From the entries provided below, copy each line that contains the word "this".

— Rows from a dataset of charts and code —
--- Start ---
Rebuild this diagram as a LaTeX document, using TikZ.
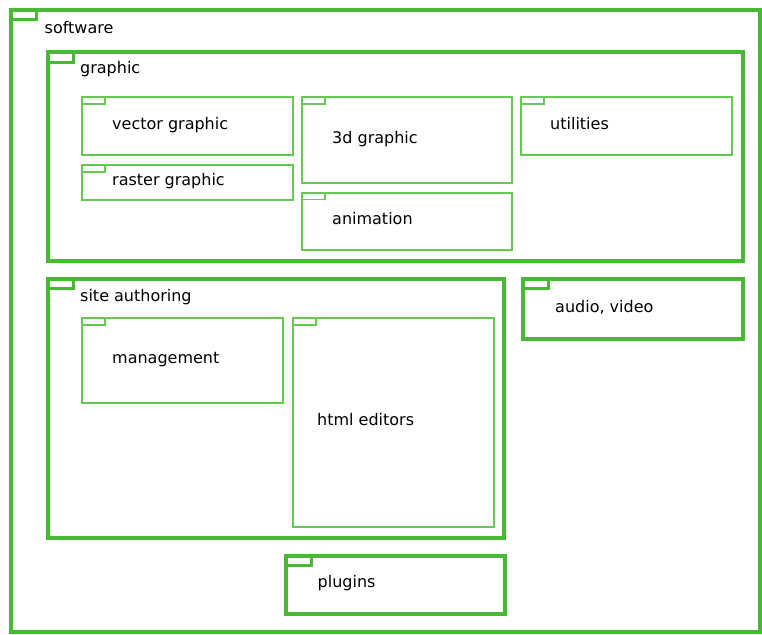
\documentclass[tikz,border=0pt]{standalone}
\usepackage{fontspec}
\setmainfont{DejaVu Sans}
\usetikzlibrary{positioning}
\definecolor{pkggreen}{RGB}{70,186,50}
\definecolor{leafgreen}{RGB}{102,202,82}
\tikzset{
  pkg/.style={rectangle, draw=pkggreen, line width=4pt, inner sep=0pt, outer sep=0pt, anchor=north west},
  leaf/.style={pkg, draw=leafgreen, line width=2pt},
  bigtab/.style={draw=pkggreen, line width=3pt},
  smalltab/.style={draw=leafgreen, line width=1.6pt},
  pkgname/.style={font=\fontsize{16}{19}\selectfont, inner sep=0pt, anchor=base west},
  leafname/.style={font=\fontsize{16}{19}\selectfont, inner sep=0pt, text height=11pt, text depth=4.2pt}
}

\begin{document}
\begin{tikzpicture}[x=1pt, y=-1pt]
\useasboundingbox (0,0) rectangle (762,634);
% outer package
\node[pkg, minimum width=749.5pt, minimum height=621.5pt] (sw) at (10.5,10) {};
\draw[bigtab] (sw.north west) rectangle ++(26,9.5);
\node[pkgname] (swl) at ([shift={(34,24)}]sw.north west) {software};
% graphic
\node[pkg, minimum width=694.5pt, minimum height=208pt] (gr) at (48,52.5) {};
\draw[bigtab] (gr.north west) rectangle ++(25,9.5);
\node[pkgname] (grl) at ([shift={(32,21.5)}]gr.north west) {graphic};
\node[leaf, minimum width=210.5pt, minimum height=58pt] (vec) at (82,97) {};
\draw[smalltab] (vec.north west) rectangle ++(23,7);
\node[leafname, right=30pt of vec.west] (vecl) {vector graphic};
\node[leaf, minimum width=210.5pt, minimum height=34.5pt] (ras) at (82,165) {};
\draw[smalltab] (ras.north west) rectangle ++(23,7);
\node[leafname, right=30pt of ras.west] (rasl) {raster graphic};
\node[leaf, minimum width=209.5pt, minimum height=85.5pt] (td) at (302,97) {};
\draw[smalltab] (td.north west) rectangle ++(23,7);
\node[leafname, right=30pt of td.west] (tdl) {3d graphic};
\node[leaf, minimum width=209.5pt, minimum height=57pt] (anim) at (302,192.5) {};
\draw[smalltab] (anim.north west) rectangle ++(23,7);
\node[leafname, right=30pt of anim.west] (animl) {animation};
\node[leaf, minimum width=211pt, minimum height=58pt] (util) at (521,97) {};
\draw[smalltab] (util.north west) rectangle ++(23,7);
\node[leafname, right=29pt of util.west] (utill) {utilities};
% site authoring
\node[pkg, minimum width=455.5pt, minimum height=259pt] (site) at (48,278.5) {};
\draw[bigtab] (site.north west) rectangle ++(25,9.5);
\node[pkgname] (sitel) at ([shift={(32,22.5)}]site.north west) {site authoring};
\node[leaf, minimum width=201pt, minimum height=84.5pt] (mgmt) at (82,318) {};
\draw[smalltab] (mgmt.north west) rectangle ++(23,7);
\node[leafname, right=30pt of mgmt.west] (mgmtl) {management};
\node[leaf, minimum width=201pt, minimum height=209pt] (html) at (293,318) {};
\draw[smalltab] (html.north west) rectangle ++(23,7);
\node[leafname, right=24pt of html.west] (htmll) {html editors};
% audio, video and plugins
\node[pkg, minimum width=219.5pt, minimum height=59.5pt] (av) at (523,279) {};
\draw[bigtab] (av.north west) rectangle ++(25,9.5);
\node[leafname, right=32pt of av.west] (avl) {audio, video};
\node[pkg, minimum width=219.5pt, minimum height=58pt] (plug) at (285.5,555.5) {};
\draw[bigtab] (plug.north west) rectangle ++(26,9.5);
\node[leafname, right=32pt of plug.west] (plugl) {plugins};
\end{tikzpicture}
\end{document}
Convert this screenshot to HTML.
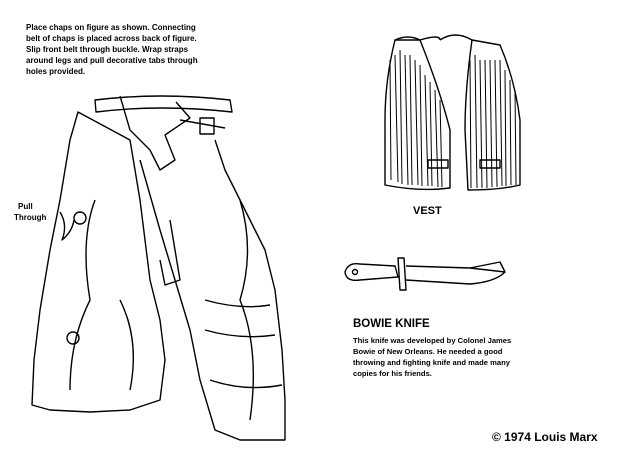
--- End ---
— Correct result —
Rebuild this diagram as a LaTeX document, using TikZ.
Convert this screenshot to HTML.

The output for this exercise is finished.